Despite grabbing 16 fewer rebounds than the home team and allowing the Wizards to shoot 53% from the floor, Golden State outplayed Washington. The only thing that kept the Wizards from becoming the latest team to lose by double-digits to the Warriors was Paul Pierce, who scored 25 points and taught Harrison Barnes a few lessons.

Dub Steps

— “He’s been on a roll since the All-Star break,” said Iguodala, who described Curry’s progress over the last two seasons to CSN Bay Area’s Rosalyn Gold-Onwude. “Time, possession, situations, when to let the ball go, when to pass it. He’s coming into his own. He’s peaking in his career and he’s going to go down as one of the best.”

— Curry had no turnovers, although he got lucky a couple times when the ball got away and was recovered by a teammate. John Wall had no such luck, as he committed eight turnovers.

— Is anyone better at using the behind-the-back dribble as a weapon in the NBA right now? How about the behind-the-back pass? It seems like half the dimes to Barnes and Speights come when Curry runs one direction and flips a no-look beauty to either player.

— Bogut somehow had no blocked shots and just two rebounds in 20 minutes.

— Draymond Green got in foul trouble early, then ended up with a nice game.
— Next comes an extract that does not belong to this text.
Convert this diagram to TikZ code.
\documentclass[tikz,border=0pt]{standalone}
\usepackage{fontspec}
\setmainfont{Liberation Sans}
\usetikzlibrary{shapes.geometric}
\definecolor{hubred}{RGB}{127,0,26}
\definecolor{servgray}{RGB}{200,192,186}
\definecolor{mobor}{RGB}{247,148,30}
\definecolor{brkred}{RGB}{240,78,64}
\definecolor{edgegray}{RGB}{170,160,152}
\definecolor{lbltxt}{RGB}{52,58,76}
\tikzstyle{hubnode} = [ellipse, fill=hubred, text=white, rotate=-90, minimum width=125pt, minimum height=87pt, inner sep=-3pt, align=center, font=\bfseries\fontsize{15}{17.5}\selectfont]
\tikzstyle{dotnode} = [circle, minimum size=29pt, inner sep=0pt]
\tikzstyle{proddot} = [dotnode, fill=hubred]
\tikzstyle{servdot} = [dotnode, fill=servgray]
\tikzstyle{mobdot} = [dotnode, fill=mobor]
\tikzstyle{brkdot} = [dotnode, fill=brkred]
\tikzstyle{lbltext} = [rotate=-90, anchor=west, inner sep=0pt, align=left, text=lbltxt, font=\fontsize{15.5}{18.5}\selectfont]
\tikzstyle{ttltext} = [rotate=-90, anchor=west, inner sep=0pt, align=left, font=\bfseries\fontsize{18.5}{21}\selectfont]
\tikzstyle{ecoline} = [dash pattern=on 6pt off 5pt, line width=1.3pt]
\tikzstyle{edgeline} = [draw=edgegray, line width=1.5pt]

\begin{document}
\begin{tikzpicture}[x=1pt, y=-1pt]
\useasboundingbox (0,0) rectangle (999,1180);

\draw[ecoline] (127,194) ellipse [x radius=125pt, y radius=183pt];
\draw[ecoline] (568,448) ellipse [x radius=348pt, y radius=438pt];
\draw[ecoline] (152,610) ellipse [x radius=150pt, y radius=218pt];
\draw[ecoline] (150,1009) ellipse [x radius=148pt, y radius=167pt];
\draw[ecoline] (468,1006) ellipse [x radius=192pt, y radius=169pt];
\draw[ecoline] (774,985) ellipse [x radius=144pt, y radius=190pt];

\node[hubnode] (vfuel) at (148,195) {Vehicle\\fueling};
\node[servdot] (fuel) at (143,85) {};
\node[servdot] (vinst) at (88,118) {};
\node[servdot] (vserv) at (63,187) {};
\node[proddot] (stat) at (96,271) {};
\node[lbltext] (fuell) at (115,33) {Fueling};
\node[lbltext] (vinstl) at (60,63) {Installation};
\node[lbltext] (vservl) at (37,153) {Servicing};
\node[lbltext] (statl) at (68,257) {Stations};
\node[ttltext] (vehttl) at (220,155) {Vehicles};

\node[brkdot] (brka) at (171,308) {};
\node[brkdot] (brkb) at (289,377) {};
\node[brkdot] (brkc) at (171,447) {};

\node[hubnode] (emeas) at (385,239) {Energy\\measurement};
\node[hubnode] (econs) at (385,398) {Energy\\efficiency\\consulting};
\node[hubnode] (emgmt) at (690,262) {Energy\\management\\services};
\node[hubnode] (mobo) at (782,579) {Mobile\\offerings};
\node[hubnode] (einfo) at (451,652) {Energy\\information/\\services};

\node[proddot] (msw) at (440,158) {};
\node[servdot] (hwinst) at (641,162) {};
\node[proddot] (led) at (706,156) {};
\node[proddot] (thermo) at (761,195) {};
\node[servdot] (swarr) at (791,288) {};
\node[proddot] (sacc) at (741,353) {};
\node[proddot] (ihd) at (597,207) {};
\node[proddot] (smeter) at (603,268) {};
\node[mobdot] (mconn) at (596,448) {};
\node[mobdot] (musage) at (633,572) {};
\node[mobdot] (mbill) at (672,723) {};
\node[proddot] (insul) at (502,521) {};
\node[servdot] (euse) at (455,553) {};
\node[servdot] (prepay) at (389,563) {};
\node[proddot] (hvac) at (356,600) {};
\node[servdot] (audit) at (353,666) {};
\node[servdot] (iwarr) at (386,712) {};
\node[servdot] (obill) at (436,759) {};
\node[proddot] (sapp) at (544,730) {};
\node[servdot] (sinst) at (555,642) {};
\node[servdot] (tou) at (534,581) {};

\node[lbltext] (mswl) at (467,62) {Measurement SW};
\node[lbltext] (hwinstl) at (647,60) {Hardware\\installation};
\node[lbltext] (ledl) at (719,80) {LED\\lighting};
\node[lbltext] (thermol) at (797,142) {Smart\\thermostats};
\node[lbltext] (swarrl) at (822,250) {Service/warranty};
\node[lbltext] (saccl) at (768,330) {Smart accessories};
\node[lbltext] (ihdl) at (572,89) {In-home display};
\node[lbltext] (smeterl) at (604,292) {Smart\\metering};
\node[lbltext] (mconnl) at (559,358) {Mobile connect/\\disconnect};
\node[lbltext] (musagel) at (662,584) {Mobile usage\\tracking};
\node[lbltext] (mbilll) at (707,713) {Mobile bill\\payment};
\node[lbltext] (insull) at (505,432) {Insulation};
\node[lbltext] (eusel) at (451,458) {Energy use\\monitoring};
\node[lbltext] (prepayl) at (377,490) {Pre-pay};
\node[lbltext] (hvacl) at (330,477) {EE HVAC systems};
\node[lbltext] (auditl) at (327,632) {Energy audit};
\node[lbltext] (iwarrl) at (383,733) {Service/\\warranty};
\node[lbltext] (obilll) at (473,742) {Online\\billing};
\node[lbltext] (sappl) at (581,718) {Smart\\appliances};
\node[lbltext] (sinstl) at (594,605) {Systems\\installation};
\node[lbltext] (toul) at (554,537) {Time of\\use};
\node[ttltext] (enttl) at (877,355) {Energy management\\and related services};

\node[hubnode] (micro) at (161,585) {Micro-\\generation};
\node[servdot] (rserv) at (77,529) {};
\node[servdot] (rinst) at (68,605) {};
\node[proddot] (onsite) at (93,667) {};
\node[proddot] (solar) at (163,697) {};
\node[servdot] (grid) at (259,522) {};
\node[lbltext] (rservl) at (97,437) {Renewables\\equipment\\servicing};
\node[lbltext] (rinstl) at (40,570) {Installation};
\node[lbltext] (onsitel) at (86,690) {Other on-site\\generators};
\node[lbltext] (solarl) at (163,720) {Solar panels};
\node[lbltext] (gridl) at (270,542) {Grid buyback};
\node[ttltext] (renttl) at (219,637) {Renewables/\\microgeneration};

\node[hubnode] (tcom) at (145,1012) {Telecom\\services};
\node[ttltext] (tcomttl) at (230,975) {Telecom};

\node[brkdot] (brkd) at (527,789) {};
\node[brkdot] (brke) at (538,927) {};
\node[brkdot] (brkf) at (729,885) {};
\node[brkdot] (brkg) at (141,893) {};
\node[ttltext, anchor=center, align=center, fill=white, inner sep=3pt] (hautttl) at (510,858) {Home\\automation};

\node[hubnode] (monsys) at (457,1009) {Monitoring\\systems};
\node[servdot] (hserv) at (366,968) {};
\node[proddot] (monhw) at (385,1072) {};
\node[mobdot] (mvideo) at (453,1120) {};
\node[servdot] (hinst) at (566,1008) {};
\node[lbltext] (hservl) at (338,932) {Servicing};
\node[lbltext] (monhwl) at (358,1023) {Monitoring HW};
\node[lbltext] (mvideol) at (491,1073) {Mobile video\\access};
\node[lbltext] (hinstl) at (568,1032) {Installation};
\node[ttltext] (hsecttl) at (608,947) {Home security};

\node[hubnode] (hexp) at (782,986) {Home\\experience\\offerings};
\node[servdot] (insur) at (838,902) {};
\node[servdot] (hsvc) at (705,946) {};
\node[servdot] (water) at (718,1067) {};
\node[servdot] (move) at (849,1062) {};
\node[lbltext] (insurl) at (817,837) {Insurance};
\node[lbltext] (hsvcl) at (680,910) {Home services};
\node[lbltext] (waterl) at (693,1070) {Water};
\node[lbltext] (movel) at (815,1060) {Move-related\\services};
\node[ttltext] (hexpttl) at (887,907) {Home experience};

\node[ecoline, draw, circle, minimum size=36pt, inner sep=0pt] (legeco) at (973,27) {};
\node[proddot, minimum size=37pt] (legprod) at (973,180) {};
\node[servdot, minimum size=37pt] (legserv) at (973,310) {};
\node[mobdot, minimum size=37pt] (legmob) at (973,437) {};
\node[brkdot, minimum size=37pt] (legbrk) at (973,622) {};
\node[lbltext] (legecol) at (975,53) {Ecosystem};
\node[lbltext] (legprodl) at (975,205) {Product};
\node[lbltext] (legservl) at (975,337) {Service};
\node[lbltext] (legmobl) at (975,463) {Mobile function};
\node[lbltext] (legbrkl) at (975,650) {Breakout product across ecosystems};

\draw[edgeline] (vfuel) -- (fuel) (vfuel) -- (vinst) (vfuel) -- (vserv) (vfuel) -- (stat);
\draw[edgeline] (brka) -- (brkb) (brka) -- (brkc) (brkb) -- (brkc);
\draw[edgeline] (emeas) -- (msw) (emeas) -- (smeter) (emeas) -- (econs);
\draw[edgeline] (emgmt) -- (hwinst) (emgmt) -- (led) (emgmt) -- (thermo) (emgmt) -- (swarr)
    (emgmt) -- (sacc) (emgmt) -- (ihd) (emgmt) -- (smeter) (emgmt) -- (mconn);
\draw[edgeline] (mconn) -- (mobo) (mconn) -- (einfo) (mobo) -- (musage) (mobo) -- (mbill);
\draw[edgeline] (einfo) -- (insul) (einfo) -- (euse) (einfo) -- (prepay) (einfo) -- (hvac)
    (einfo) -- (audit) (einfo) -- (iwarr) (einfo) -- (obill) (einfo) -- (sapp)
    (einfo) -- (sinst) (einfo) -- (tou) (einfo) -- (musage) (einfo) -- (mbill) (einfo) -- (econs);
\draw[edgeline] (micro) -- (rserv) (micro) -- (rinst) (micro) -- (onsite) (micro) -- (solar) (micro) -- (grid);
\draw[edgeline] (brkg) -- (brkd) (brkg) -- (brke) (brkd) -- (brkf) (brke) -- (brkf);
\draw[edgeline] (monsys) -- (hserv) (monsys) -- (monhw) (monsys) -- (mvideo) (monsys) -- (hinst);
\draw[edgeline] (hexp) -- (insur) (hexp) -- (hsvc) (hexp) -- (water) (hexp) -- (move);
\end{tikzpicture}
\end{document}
His reverse layup around Gortat was impressive, he hit a couple open jumpers and came through with some important defensive rebounds late, and he would’ve had two incredible steals if he didn’t step on the baseline. He also made some fantastic “extra” passes to Barnes and Iguodala for fourth quarter jumpers.

— Klay Thompson wasn’t the same player offensively that we saw in Indianapolis, but he had five steals. He was the only Warrior who seemed a little careless with the ball, committing three of the team’s nine turnovers. However, while Curry defended Wall the majority of the time, Thompson gave Curry a break during sections of this game.

— I wonder if anyone will tease Barnes for that sequence when Pierce went iso and hit a shot over him, then blocked his shot at the other end. Bob Fitzgerald marveled at Pierce, 37, doing so much damage against “one of the best athletes on the Warriors,” as the teams headed to their benches and Ron Adams admonished Barnes (probably for his subpar closeout on Pierce). Barnes may be an outstanding athlete, but footwork, instincts and hoops IQ — especially when those characteristics are displayed by a future Hall-of-Famer — will just about always trump speed and hops.

— Pierce banged knees at the end of this game and acted as if he was going to die. No surprise there.

Pierce expects to play tomorrow in Minnesota. “Can’t break steel,” he says. OK.

— Seraphin ate the Warriors’ lunch for a while there. The Warriors are fantastic at playing passing lanes, switching pick-and-rolls, and protecting the rim (when Bogut is in and engaged), but they can be beaten by big guys with good footwork and touch. Yes, this will be something to watch when they go against Zach Randolph and the Memphis Grizzlies.

— Here’s my prediction for how this game would turn out, from my Q&A with ESPN True Hoop’s Wizards blog Truth About It:

Bad news for the Wizards: Golden State will come in with some motivation after Sunday’s loss, plus Curry and Thompson take those “best backcourt in the NBA” debates seriously (that point is moot if Bradley Beal doesn’t play, of course).

Good news for the Wizards: The Warriors have looked a little off in their last five road games against Eastern Conference teams, and they’ve lost two games in a row a couple times this season. That doesn’t seem like a lot—but with a total of just 10 defeats, those two-game losing skids are noticeable.

If Curry plays (and I think he will), I don’t see the Warriors losing to a Washington squad that hasn’t beaten a winning team in five weeks. But it could be fairly close, based on the Warriors’ recent performances on the other side of the nation.

— I don’t have a GIF or Vine for either of these two plays, but Curry also played the role of closer. The high scoop shot off the glass to put the Warriors up 109-102 was almost as silly as the teardrop, and then he got Wall to foul him on a three attempt. After Curry made three foul shots, the Warriors had a 112-104 lead and a cushion they’d use to cruise to a difficult yet satisfying road win.